— What to produce —
List each line of the data that holds the string "code", please.

— Material for this task —
================================

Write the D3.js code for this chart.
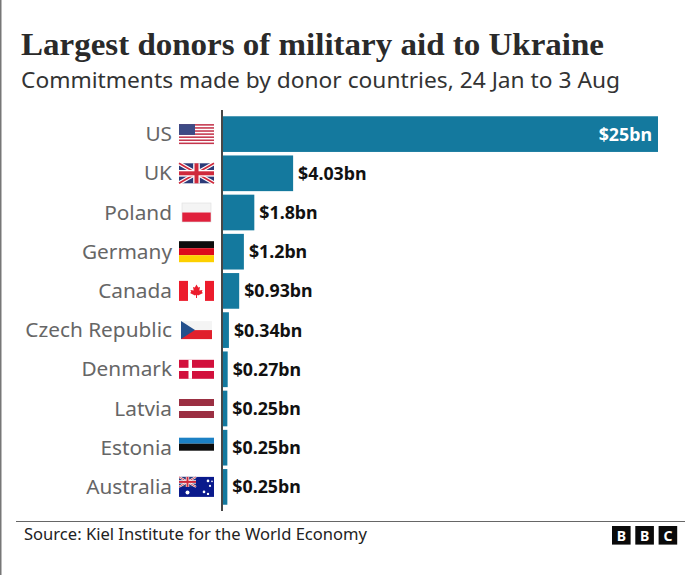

================================

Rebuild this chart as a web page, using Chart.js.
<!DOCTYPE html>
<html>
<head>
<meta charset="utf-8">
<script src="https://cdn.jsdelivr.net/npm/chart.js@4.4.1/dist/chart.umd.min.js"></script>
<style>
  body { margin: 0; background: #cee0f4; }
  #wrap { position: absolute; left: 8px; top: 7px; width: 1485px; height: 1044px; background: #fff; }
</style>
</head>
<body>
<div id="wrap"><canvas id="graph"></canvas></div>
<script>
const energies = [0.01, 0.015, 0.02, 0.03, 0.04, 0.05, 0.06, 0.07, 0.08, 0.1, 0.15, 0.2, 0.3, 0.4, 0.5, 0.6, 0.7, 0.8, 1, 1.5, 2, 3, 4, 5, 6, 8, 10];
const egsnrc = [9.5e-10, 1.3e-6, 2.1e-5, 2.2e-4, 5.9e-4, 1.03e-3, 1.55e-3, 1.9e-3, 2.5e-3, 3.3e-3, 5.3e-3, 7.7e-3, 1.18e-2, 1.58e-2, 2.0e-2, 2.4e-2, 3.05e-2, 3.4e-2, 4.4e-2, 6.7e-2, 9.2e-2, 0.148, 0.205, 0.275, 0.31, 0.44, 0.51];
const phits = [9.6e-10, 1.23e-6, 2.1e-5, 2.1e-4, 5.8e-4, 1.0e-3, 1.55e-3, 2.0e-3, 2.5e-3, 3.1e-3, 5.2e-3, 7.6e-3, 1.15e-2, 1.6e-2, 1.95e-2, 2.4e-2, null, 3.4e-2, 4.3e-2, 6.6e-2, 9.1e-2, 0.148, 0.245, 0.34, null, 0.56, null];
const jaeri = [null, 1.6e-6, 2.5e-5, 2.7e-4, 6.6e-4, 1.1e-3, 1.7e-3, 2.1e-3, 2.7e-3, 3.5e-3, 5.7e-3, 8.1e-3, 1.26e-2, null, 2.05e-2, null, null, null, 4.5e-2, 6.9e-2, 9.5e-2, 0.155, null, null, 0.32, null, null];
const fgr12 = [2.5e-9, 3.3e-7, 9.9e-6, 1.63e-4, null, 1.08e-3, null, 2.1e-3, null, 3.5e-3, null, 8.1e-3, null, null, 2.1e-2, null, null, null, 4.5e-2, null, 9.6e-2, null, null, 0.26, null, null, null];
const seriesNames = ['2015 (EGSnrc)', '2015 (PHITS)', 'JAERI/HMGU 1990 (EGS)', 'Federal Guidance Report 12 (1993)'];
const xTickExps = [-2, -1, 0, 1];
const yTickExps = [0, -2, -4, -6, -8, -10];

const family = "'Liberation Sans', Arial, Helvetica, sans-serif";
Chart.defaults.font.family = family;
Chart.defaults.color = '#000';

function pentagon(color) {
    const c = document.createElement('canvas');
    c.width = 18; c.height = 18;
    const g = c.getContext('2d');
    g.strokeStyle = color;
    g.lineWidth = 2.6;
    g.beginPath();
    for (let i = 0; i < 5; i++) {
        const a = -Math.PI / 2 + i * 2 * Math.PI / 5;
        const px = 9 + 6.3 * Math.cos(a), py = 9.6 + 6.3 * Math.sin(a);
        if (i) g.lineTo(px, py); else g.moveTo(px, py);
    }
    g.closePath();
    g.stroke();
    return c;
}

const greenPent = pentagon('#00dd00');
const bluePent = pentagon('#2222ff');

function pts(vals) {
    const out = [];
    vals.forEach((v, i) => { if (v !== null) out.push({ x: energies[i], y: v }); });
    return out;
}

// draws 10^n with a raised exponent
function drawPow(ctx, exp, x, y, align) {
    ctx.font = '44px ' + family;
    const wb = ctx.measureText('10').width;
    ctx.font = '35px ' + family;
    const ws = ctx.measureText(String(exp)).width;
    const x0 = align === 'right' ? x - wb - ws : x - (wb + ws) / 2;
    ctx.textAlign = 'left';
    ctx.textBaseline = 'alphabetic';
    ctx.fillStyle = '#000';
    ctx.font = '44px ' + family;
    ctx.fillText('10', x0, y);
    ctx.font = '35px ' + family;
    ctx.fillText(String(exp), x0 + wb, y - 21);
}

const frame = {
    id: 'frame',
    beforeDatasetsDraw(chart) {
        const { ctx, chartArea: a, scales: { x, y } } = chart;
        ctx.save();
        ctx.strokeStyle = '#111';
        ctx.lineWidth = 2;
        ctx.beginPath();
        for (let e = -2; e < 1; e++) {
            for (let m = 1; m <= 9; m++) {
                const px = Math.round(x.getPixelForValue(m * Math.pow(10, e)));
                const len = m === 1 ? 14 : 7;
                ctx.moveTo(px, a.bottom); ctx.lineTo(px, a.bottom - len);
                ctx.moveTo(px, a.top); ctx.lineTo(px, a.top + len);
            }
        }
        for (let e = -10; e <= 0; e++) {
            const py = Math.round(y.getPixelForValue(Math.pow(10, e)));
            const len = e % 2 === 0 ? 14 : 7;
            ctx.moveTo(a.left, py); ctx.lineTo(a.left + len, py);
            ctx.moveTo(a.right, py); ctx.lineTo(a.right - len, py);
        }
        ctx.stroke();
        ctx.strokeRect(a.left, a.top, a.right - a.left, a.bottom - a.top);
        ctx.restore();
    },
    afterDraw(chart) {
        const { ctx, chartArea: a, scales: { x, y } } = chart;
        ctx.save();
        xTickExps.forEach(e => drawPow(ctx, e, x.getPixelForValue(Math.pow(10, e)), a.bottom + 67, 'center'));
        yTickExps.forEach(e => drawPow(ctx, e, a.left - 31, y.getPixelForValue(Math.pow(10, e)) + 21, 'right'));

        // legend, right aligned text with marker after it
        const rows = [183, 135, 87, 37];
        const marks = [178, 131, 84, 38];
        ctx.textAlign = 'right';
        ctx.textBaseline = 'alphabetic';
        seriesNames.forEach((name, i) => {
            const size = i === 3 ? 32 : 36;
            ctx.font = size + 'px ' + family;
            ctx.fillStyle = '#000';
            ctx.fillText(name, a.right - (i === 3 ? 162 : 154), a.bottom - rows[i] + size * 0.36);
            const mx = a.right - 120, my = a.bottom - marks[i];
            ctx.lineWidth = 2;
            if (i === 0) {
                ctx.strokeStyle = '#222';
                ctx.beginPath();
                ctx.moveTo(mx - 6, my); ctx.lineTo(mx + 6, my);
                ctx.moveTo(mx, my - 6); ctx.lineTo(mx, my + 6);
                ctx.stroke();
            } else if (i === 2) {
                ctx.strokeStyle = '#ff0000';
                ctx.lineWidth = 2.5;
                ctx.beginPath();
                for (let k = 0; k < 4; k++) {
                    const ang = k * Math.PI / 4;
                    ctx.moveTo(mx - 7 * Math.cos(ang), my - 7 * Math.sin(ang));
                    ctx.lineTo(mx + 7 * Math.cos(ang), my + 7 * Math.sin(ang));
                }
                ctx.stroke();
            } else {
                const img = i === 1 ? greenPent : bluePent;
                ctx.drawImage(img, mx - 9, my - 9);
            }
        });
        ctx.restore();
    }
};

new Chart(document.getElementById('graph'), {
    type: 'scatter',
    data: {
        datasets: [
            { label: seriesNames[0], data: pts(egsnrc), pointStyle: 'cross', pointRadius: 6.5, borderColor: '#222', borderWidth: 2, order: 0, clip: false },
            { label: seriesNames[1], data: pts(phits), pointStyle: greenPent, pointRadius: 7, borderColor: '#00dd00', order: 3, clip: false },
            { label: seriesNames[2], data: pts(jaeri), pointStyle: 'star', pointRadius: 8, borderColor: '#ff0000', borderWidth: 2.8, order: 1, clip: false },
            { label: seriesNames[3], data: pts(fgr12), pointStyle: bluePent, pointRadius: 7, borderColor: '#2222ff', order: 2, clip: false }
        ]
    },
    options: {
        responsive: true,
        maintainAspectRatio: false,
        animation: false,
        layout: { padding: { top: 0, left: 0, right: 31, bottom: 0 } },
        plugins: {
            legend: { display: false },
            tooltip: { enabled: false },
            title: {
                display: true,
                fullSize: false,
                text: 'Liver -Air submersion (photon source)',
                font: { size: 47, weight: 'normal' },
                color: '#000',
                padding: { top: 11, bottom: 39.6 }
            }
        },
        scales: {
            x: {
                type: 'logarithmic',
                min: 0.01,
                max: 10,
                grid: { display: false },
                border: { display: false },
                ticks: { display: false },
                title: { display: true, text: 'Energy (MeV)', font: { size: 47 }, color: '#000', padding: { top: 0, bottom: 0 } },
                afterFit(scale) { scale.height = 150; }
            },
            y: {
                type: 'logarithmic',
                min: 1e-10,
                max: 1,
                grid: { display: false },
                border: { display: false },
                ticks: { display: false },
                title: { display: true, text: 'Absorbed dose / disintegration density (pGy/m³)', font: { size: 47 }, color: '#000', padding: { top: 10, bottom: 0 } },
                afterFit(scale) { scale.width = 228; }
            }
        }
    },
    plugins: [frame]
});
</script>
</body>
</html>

================================

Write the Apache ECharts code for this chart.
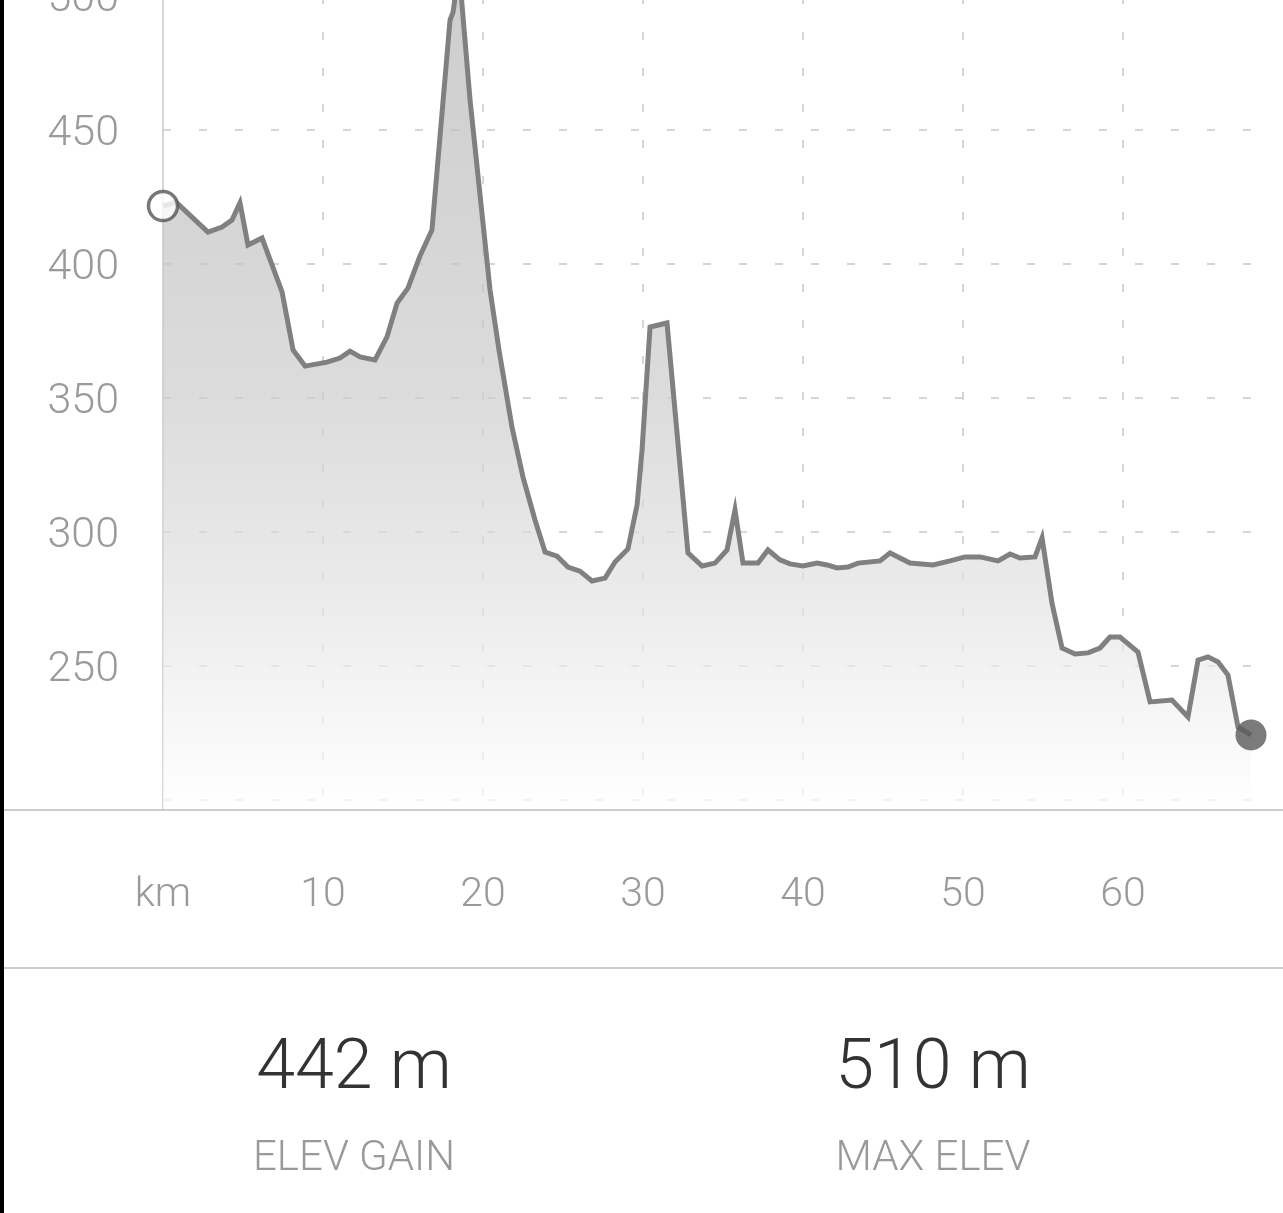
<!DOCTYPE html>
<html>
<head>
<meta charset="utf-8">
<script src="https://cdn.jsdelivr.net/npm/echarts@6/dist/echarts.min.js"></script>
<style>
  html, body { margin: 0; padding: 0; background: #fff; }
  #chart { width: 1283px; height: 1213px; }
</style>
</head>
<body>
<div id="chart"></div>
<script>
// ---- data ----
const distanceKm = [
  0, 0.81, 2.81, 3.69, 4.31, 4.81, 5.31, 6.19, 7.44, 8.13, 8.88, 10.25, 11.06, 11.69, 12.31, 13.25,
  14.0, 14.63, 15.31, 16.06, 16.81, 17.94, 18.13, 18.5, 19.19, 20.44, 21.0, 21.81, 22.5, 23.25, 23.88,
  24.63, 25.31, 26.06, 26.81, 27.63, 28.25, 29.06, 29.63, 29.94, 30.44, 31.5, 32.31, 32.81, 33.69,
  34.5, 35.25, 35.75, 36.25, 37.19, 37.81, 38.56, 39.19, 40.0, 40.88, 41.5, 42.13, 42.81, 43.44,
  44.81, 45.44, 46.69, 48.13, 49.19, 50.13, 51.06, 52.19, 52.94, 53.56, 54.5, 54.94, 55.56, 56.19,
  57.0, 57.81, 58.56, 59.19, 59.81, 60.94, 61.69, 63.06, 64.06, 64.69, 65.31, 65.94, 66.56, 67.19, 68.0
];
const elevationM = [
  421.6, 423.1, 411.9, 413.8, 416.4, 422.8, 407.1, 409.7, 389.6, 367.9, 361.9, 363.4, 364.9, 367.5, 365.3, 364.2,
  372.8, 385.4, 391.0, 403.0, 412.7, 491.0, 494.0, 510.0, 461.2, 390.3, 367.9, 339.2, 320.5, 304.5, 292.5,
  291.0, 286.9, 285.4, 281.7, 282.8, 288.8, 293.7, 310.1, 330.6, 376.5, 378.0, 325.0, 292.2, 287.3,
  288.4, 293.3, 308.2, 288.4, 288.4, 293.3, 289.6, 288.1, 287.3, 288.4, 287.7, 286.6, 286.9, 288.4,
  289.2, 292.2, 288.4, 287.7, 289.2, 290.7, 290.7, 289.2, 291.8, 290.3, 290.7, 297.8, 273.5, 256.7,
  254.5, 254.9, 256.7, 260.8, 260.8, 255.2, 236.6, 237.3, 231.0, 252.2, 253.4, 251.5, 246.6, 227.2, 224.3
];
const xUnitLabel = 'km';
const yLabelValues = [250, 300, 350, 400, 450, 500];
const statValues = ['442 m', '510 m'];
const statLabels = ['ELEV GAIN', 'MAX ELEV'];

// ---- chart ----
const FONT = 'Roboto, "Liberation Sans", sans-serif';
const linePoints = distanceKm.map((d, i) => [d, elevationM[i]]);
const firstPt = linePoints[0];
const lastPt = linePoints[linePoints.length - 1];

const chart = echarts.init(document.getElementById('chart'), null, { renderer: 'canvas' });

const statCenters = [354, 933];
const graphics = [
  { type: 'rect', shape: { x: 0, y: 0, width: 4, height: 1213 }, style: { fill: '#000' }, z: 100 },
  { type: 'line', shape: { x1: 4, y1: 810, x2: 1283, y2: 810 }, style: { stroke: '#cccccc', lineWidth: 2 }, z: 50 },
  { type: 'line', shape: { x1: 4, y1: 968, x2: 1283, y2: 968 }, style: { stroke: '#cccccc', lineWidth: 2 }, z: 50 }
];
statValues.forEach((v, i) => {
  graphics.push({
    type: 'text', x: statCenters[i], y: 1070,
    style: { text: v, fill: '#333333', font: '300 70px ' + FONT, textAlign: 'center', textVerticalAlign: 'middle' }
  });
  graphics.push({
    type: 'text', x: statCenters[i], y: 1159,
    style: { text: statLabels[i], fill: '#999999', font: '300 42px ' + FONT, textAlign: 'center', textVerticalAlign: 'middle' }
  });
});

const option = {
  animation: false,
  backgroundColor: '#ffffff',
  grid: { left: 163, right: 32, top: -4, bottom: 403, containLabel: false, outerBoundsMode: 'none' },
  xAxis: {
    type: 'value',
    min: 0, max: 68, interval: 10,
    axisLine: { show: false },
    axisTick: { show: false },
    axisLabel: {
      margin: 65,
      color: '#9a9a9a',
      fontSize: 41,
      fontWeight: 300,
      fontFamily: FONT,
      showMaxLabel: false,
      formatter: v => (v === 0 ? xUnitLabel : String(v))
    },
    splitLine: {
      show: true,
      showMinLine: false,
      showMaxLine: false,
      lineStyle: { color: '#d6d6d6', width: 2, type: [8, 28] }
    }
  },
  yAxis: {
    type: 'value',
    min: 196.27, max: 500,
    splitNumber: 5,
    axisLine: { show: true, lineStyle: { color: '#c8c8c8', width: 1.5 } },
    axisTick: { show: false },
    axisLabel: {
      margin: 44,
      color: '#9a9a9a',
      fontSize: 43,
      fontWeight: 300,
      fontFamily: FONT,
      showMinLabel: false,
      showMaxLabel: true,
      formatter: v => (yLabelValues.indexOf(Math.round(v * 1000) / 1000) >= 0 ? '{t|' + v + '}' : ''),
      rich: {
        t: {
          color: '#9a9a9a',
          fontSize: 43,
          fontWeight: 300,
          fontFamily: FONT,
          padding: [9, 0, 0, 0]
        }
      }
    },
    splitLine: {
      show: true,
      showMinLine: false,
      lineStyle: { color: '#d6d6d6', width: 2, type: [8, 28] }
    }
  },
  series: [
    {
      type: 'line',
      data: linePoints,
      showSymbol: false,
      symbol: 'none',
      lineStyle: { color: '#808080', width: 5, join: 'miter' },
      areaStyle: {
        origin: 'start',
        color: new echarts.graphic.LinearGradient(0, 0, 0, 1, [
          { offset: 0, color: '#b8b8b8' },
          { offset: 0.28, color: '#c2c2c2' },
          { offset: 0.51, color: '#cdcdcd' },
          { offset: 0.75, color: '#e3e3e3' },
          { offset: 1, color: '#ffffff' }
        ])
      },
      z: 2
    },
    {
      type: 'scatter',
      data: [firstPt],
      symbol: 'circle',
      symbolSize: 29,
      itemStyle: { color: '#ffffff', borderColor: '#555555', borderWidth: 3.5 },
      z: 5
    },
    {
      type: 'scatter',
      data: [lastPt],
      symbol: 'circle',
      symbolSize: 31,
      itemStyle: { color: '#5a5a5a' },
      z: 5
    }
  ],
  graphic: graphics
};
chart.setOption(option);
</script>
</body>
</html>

================================

— Worked solution —
Write the D3.js code for this chart.
Write the Apache ECharts code for this chart.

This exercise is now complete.